Lowering Cognitive Load During Fast Gameplay

Menus aren’t the only challenge.

The real test is when players jump into real-time action. They face quest prompts, combat notifications, inventory changes, team messages, and cooldown alerts. Sighted players get this visually in an instant. Visually impaired players need it spoken quickly, clearly, and without overwhelming them.

With Real-time TTS, rules can be set up for what should be narrated, when, and at what priority.

For example:

  • Only announce cooldown status when abilities become available
  • Read quest updates only when the player is idle
  • Speak inventory changes only for essential items
  • Prioritize safety alerts over standard narration.

This approach keeps gameplay manageable, without turning it into an audio wall. Players stay informed but still engaged.

How Developers Benefit: Faster Implementation, Lower Cost

One of the quiet advantages of using a real-time TTS API is that it dramatically cuts down development workloads.

No more recording sessions for hundreds of menu lines. No scrambling because a localisation pass added three new inventory names. No re-recording after UI restructures.
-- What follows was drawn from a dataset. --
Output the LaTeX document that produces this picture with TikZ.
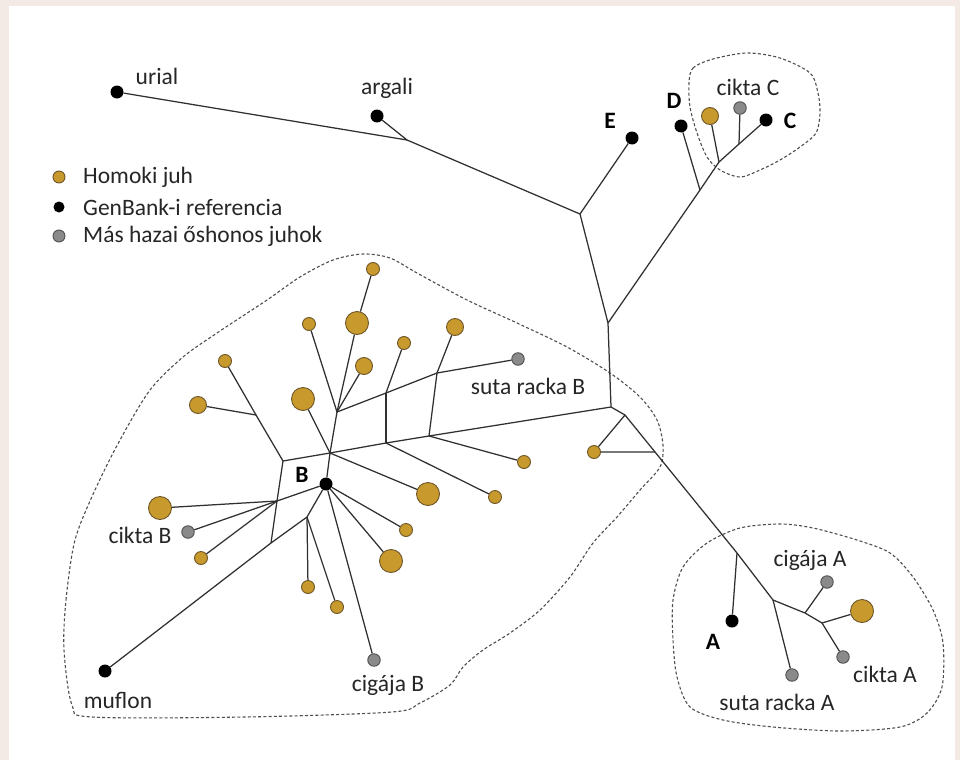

Developers build once. The system narrates everything.

This reduces:

  • Studio time used for managing audio assets
  • The cost of voice sessions
  • QA cycles to check for broken narration
  • Delays caused by localisation changes

It also encourages iterative accessibility design. Instead of locking narration late in development, teams can test, adjust, and improve throughout.
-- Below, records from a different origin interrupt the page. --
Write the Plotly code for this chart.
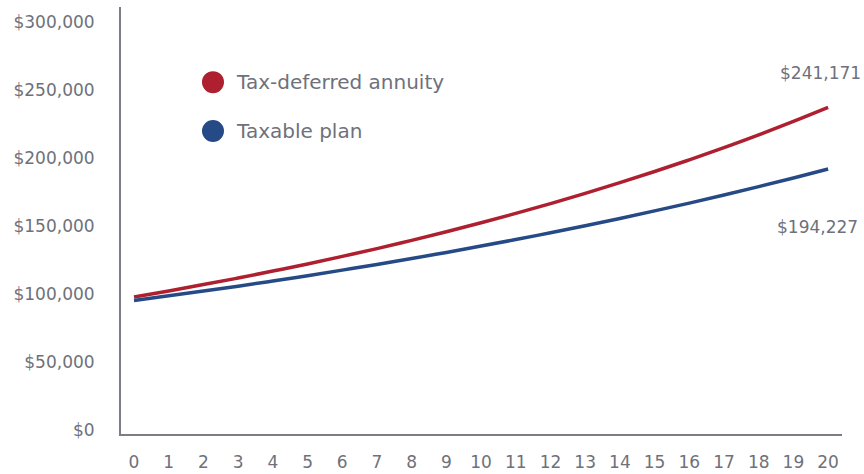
import plotly.graph_objects as go

years = list(range(0, 21))
x_tick_labels = [str(y) for y in years]

annuity_values = [97800, 102200, 106900, 111700, 116800, 122000, 127600, 133300, 139400, 145700,
                  152300, 159200, 166400, 173900, 181800, 190000, 198600, 207600, 217000, 226900, 237200]
taxable_values = [95200, 98600, 102100, 105700, 109500, 113400, 117500, 121700, 126000, 130500,
                  135200, 140000, 145000, 150200, 155500, 161100, 166800, 172800, 178900, 185300, 191900]

series_names = ["Tax-deferred annuity", "Taxable plan"]
end_labels = ["$241,171", "$194,227"]
y_tick_values = [0, 50000, 100000, 150000, 200000, 250000, 300000]
y_tick_labels = ["$0", "$50,000", "$100,000", "$150,000", "$200,000", "$250,000", "$300,000"]

RED = "#AE1F2F"
BLUE = "#264A86"
TEXT = "#6E717B"
AXIS = "#7B7E86"
FONT = "DejaVu Sans, Liberation Sans, Arial, sans-serif"

fig = go.Figure()
fig.add_trace(go.Scatter(x=years, y=annuity_values, mode="lines", name=series_names[0],
                         line=dict(color=RED, width=3.5, shape="spline"), showlegend=False))
fig.add_trace(go.Scatter(x=years, y=taxable_values, mode="lines", name=series_names[1],
                         line=dict(color=BLUE, width=3.5, shape="spline"), showlegend=False))

# end value labels
fig.add_annotation(x=1, xref="paper", xanchor="right", xshift=21, y=262500, yref="y",
                   text=end_labels[0], showarrow=False, font=dict(size=17, color=TEXT, family=FONT))
fig.add_annotation(x=1, xref="paper", xanchor="right", xshift=18, y=149300, yref="y",
                   text=end_labels[1], showarrow=False, font=dict(size=17, color=TEXT, family=FONT))

# legend (manual)
for name, color, py in [(series_names[0], RED, 0.824), (series_names[1], BLUE, 0.7096)]:
    fig.add_shape(type="circle", xref="paper", yref="paper", xsizemode="pixel", ysizemode="pixel",
                  xanchor=0.1276, yanchor=py, x0=-11, x1=11, y0=-11, y1=11,
                  fillcolor=color, line=dict(width=0))
    fig.add_annotation(x=0.157, xref="paper", xanchor="left", y=py, yref="paper", yanchor="middle",
                       text=name, showarrow=False, font=dict(size=20, color=TEXT, family=FONT))

fig.update_layout(
    width=864, height=474,
    margin=dict(l=121, r=22, t=7, b=40, autoexpand=False),
    paper_bgcolor="white", plot_bgcolor="white",
    font=dict(family=FONT, color=TEXT, size=17),
    xaxis=dict(range=[-0.375, 20.4], tickmode="array", tickvals=years, ticktext=x_tick_labels,
               showgrid=False, zeroline=False, showline=True, linecolor=AXIS, linewidth=2,
               ticks="", ticklabelstandoff=12, automargin=False,
               tickfont=dict(size=17, color=TEXT, family=FONT)),
    yaxis=dict(range=[-3000, 311000], tickmode="array", tickvals=y_tick_values, ticktext=y_tick_labels,
               showgrid=False, zeroline=False, showline=True, linecolor=AXIS, linewidth=2,
               ticks="", ticklabelstandoff=21, automargin=False,
               tickfont=dict(size=17, color=TEXT, family=FONT)),
)

fig.write_html("out.html", config={"displayModeBar": False},
               post_script="document.body.style.margin='0px';document.body.style.overflow='hidden';")
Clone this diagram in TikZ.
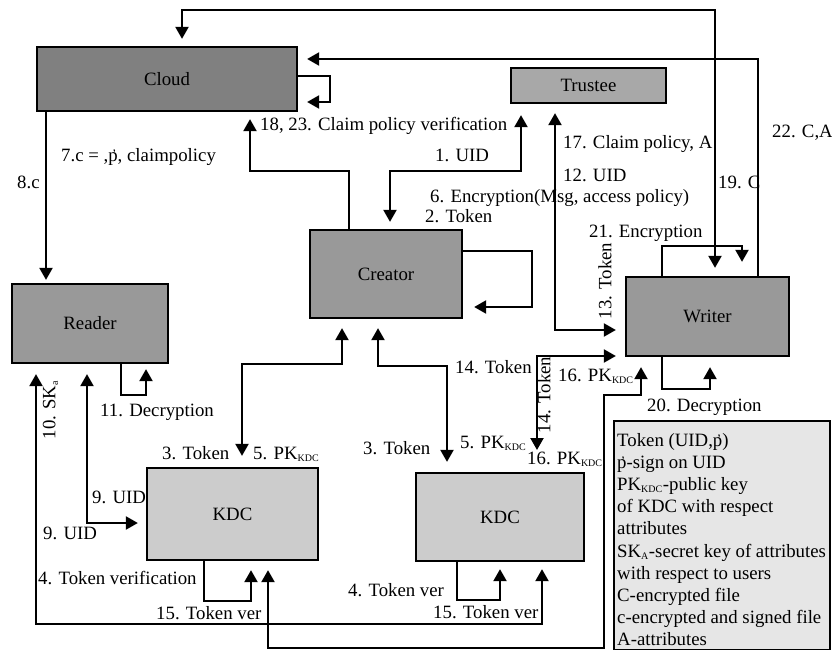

Making Accessibility Scalable Across Platforms

Another thing to note is portability. Traditional narration is platform-dependent because it relies on built audio files. A TTS-driven system stays consistent whether the game runs on console, PC, mobile, or cloud.

For studios building cross-platform titles, this leads to:

  • Uniform accessibility standards
  • Simpler updates
  • Easier certification
  • A single source of truth for UI text

Everywhere, players benefit from the same audio cues. No differences. No missing features.

Why Does This Matter for the Future of Inclusive Play?

More games using real-time TTS mean more players can participate without workarounds. Visually impaired gamers are not a small, niche community; they are a fast-growing audience whose spending power is significant and whose expectations for good accessibility are on the rise.

That’s really just another way of saying that accessibility isn’t a special feature any longer. It’s a good design, and those studios that invest early not only widen their audience but also future-proof their interfaces against shifting expectations.

The Bottom Line

Real-time TTS APIs have taken accessibility way beyond simple screen reading. They’ve made navigating menus intuitive. They’ve let visually impaired players stay competitive in real-time action. They give developers a flexible, cost-effective way to make UI readable in every language on every platform.

And with technologies like Falcon TTS, game accessibility is finally stepping into a new phase. Not an add-on, not a compromise, but a built-in layer of the experience, opening the door for every player to take part.